Friday, 12 October 2018

Supernatural s14e1: a review (with spoilers)

“Stranger In A Strange Land”

There was so precious little I liked about this episode, I think I’ll start with that. I really liked the very first shot of Sam, alone, struggling with grief, intent on the mission ahead, driving Impala along a dark, deserted, rain-washed road, a classic rock tune blaring from the radio until he softly switches it off; it’s too painful to listen to without Dean not steering the wheel by his side, drumming and humming along, maybe even cracking a joke or two. It was a very poignant and powerful visual – a lighter shade of blue on the horizon as a hint of hope, perhaps? – a perfect setting… for about a second... We later find out that his errand turned out to be a bust.
The next scene is Michael scene and it is riveting. I have never had any doubts about Jensen’s acting skills and yet I was not prepared for how different it would be to look at his face and see no trace of Dean anywhere. Michael is cold, calm and collected. He shows no emotions. He has no emotions. He smiles but he is not amused.

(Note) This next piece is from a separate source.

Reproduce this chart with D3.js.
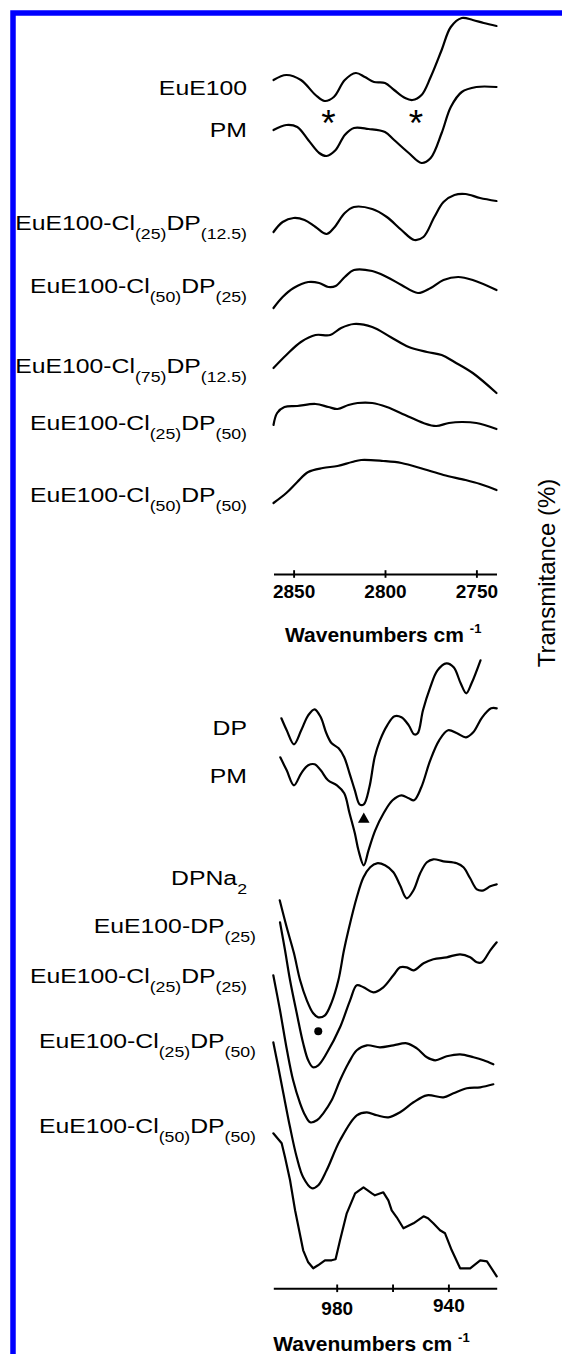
<!DOCTYPE html>
<html>
<head>
<meta charset="utf-8">
<script src="https://cdn.jsdelivr.net/npm/d3@7"></script>
<style>
  html, body { margin: 0; padding: 0; background: #fff; }
  svg { display: block; }
  text { font-family: "Liberation Sans", Arial, Helvetica, sans-serif; fill: #000; }
</style>
</head>
<body>
<svg id="chart" width="562" height="1354"></svg>
<script>
// ---------- C–H stretching region (cm-1, offset transmittance) ----------
const chTicks = [2850, 2800, 2750];
const chNames = [
  ["EuE100"],
  ["PM"],
  ["EuE100-Cl", "(25)", "DP", "(12.5)"],
  ["EuE100-Cl", "(50)", "DP", "(25)"],
  ["EuE100-Cl", "(75)", "DP", "(12.5)"],
  ["EuE100-Cl", "(25)", "DP", "(50)"],
  ["EuE100-Cl", "(50)", "DP", "(50)"]
];
const chLabelT = [479, 437, 344, 281, 201, 144, 72];

const chEuE100 = [[2861,494],[2854,499],[2846,494],[2838,479],[2833,473],[2828,477],[2822,494],[2816,501],[2811,497],[2806,492],[2800,491],[2795,484],[2789,476],[2785,474],[2780,479],[2775,497],[2769,524],[2764,547],[2758,556],[2752,554],[2746,551],[2739,548]];
const chPM = [[2861,444],[2854,449],[2848,447],[2842,434],[2836,421],[2832,418],[2827,424],[2822,439],[2817,446],[2809,445],[2800,442],[2795,434],[2787,421],[2780,411],[2775,416],[2769,441],[2764,467],[2758,482],[2750,487],[2739,487]];
const chCl25DP125 = [[2861,342],[2856,352],[2850,356],[2844,354],[2838,347],[2832,340],[2828,346],[2822,361],[2817,367],[2807,365],[2799,357],[2791,344],[2784,334],[2779,337],[2773,357],[2768,372],[2762,379],[2756,380],[2748,376],[2739,373]];
const chCl50DP25 = [[2861,266],[2856,277],[2850,286],[2842,292],[2836,291],[2831,287],[2827,288],[2822,297],[2817,304],[2807,303],[2799,297],[2791,289],[2782,281],[2775,286],[2768,294],[2760,297],[2752,294],[2739,284]];
const chCl75DP125 = [[2861,206],[2854,219],[2846,232],[2838,239],[2830,239],[2824,246],[2817,250],[2807,247],[2797,237],[2787,227],[2777,222],[2769,219],[2762,212],[2752,201],[2739,181]];
const chCl25DP50 = [[2861,149],[2859,161],[2855,167],[2848,168],[2838,170],[2831,167],[2826,165],[2820,169],[2815,171],[2807,171],[2799,167],[2789,159],[2779,151],[2772,148],[2765,151],[2758,152],[2750,151],[2739,145]];
const chCl50DP50 = [[2861,71],[2854,81],[2848,92],[2842,102],[2834,106],[2826,108],[2818,112],[2813,114],[2801,113],[2791,111],[2779,105],[2768,99],[2756,94],[2748,90],[2739,84]];
const chSeries = [chEuE100, chPM, chCl25DP125, chCl50DP25, chCl75DP125, chCl25DP50, chCl50DP50];
// bands marked with an asterisk
const chStars = [[2831, 459], [2783, 459]];

// ---------- P–O region (cm-1, offset transmittance) ----------
const poTicks = [980, 960, 940];
const poTickLabels = ["980", "", "940"];
const poNames = [
  ["DP"],
  ["PM"],
  ["DPNa", "2"],
  ["EuE100-DP", "(25)"],
  ["EuE100-Cl", "(25)", "DP", "(25)"],
  ["EuE100-Cl", "(25)", "DP", "(50)"],
  ["EuE100-Cl", "(50)", "DP", "(50)"]
];
const poLabelT = [553, 505, 403, 355, 305, 240, 155];

const poDP = [[999.8,570],[997.9,558],[995.3,544],[992.7,558],[990.2,573],[987.9,579],[985.7,571],[983.7,555],[981.8,545],[979.3,540],[977.3,531],[975.4,515],[973.5,498],[971.8,484],[970.3,484],[968.3,501],[966.4,531],[964.5,548],[961.9,563],[959.3,572],[956.8,571],[954.2,563],[952.3,554],[951.0,555],[949.1,578],[946.5,601],[943.9,618],[940.7,625],[938.1,621],[935.6,605],[933.6,595],[931.7,605],[928.5,628]];
const poPM = [[1000.2,531],[997.9,518],[995.3,503],[992.7,515],[990.2,523],[987.9,524],[985.7,518],[983.1,508],[979.9,503],[977.3,495],[975.4,475],[973.5,455],[972.2,438],[970.3,423],[968.6,438],[966.2,458],[963.2,475],[960.0,488],[956.8,493],[954.2,490],[952.3,488],[949.7,501],[946.5,528],[943.3,548],[940.1,558],[936.9,555],[933.7,551],[931.1,556],[927.9,571],[924.7,580],[922.7,580]];
const poDPNa2 = [[1000.4,388],[997.9,361],[995.3,335],[993.1,308],[990.7,288],[988.4,275],[986.6,271],[984.2,273],[981.8,286],[979.4,308],[977.4,338],[975.8,358],[972.8,391],[970.4,411],[968.0,421],[965.6,425],[962.7,423],[959.7,416],[957.3,403],[954.9,390],[952.5,398],[950.1,415],[947.7,426],[945.4,429],[941.8,427],[937.0,425],[934.6,421],[932.2,410],[929.8,399],[927.4,398],[925.0,402],[922.7,404]];
const poEuDP25 = [[1000.3,366],[998.5,338],[996.7,308],[994.3,275],[992.0,245],[990.2,228],[988.5,221],[986.6,223],[983.6,235],[978.8,261],[975.2,288],[972.8,303],[970.4,301],[966.9,296],[963.3,301],[959.7,313],[957.3,321],[954.9,321],[952.5,318],[948.9,325],[945.4,329],[940.6,331],[935.8,334],[932.2,331],[929.8,326],[928.0,326],[925.0,338],[922.7,346]];
const poCl25DP25 = [[1002.7,313],[1000.3,278],[997.8,238],[995.6,208],[993.1,185],[991.3,173],[989.5,166],[987.1,168],[984.8,175],[981.8,188],[978.8,208],[975.8,225],[972.8,238],[969.2,243],[964.5,241],[959.7,243],[954.9,245],[951.3,240],[947.7,231],[944.7,228],[940.6,232],[935.8,234],[931.0,231],[927.4,228],[923.9,224]];
const poCl25DP50 = [[1002.7,246],[1000.9,221],[999.1,195],[996.7,161],[994.3,131],[992.0,111],[988.9,100],[986.6,103],[983.6,118],[978.8,148],[972.8,173],[969.2,176],[965.6,173],[961.5,171],[957.3,176],[952.5,186],[947.7,193],[941.8,191],[938.2,195],[933.4,200],[928.6,201],[923.9,204]];
const poCl50DP50 = [[1002.7,155],[999.7,145],[998.5,131],[996.7,108],[994.9,78],[992.0,38],[990.2,26],[988.4,20],[986.7,23],[984.2,28],[981.8,28],[980.4,29],[978.8,48],[976.4,75],[975.2,83],[973.4,95],[970.4,101],[968.9,98],[967.4,95],[966.3,93],[963.3,96],[961.5,88],[960.3,78],[958.5,71],[956.1,60],[952.5,65],[948.9,72],[947.3,70],[945.4,65],[943.0,58],[941.2,55],[938.8,38],[935.8,20],[932.2,20],[928.6,28],[926.2,27],[922.7,12]];
const poSeries = [poDP, poPM, poDPNa2, poEuDP25, poCl25DP25, poCl25DP50, poCl50DP50];
// band markers: triangle on PM, dot on DPNa2
const poTriangle = [970.3, 469];
const poDot = [986.6, 257];

// ---------- layout ----------
const svg = d3.select("#chart");

svg.append("rect")
  .attr("x", 13).attr("y", 13)
  .attr("width", 620).attr("height", 1400)
  .attr("fill", "none")
  .attr("stroke", "#0000ff")
  .attr("stroke-width", 5.5);

const xTop = d3.scaleLinear().domain([2861, 2739]).range([273.5, 496.5]);
const yTop = d3.scaleLinear().domain([0, 560]).range([574, 14]);
const xBot = d3.scaleLinear().domain([1002.7, 922.7]).range([273.3, 496.7]);
const yBot = d3.scaleLinear().domain([0, 700]).range([1288.3, 588.3]);

function drawSeries(list, x, y, curves) {
  list.forEach((pts, i) => {
    const line = d3.line()
      .x(d => x(d[0]))
      .y(d => y(d[1]))
      .curve(curves[i]);
    svg.append("path")
      .datum(pts)
      .attr("d", line)
      .attr("fill", "none")
      .attr("stroke", "#000")
      .attr("stroke-width", 2.2)
      .attr("stroke-linejoin", "round")
      .attr("stroke-linecap", "round");
  });
}

const smooth = d3.curveCatmullRom.alpha(0.5);
drawSeries(chSeries, xTop, yTop, chSeries.map(() => smooth));
drawSeries(poSeries, xBot, yBot, poSeries.map((s, i) => i === 6 ? d3.curveLinear : smooth));

// sample names with subscripts (odd segments are subscripts)
function drawName(segs, xRight, yBase) {
  const t = svg.append("text")
    .attr("transform", `translate(${xRight},${yBase}) scale(1.18,1)`)
    .attr("text-anchor", "end")
    .style("font-size", "21px");
  let down = false;
  segs.forEach((s, i) => {
    const ts = t.append("tspan").text(s);
    if (i % 2 === 1) { ts.attr("dy", 9).style("font-size", "15px"); down = true; }
    else if (down) { ts.attr("dy", -9); down = false; }
  });
}

chNames.forEach((segs, i) => drawName(segs, 247, yTop(chLabelT[i])));
const poRight = [247, 247, 247, 256, 247, 256, 256];
poNames.forEach((segs, i) => drawName(segs, poRight[i], yBot(poLabelT[i])));

// markers
chStars.forEach(d => {
  svg.append("text")
    .attr("x", xTop(d[0]))
    .attr("y", yTop(d[1]) + 21)
    .attr("text-anchor", "middle")
    .style("font-size", "37px")
    .text("*");
});
svg.append("path")
  .attr("d", d3.symbol(d3.symbolTriangle, 58)())
  .attr("transform", `translate(${xBot(poTriangle[0])},${yBot(poTriangle[1])})`)
  .attr("fill", "#000");
svg.append("circle")
  .attr("cx", xBot(poDot[0]))
  .attr("cy", yBot(poDot[1]))
  .attr("r", 4)
  .attr("fill", "#000");

// axes with ticks crossing the baseline
function drawAxis(scale, ticks, labels, yAxis, labelY) {
  const g = svg.append("g")
    .attr("transform", `translate(0,${yAxis})`)
    .call(d3.axisBottom(scale)
      .tickValues(ticks)
      .tickFormat((d, i) => labels[i])
      .tickSizeOuter(0));
  g.select(".domain").attr("stroke", "#000").attr("stroke-width", 1.9);
  g.selectAll(".tick line")
    .attr("y1", -3.8).attr("y2", 3.8)
    .attr("stroke", "#000").attr("stroke-width", 1.9);
  g.selectAll(".tick text")
    .attr("y", labelY)
    .attr("dy", 0)
    .style("font-family", "'Liberation Sans', Arial, sans-serif")
    .style("font-size", "19px")
    .style("font-weight", "bold")
    .attr("fill", "#000");
  return g;
}
drawAxis(xTop, chTicks, chTicks.map(String), 574, 23.7);
drawAxis(xBot, poTicks, poTickLabels, 1288.3, d => d === 940 ? 23.4 : 26.7);

function drawTitle(x, yBase) {
  const t = svg.append("text")
    .attr("x", x).attr("y", yBase)
    .style("font-size", "21px")
    .style("font-weight", "bold")
    .style("white-space", "pre");
  t.append("tspan").text("Wavenumbers cm ");
  t.append("tspan").attr("dy", -9).style("font-size", "13px").text("-1");
}
drawTitle(285, 641.7);
drawTitle(273.3, 1351);

svg.append("text")
  .attr("transform", "translate(555,573) rotate(-90)")
  .attr("text-anchor", "middle")
  .style("font-size", "24px")
  .text("Transmitance (%)");
</script>
</body>
</html>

He is in no hurry. He takes his time. He has a question and he seeks the answer that will not disappoint, that will gratify, that will serve his purpose. But what is his purpose? A better world. Well, that’s what he says. But is it truly? “What do you want?” he asks. But what do you want, Michael? His scenes, however short and episodic, are phenomenal. I could watch the whole episode just of Michael asking different people what they want.
And then comes the title card and it is… so very disappointing. It looks like something a five-year-old would have patched up with minimum skills and resources: splotchy and clumsy and so very unrealistic.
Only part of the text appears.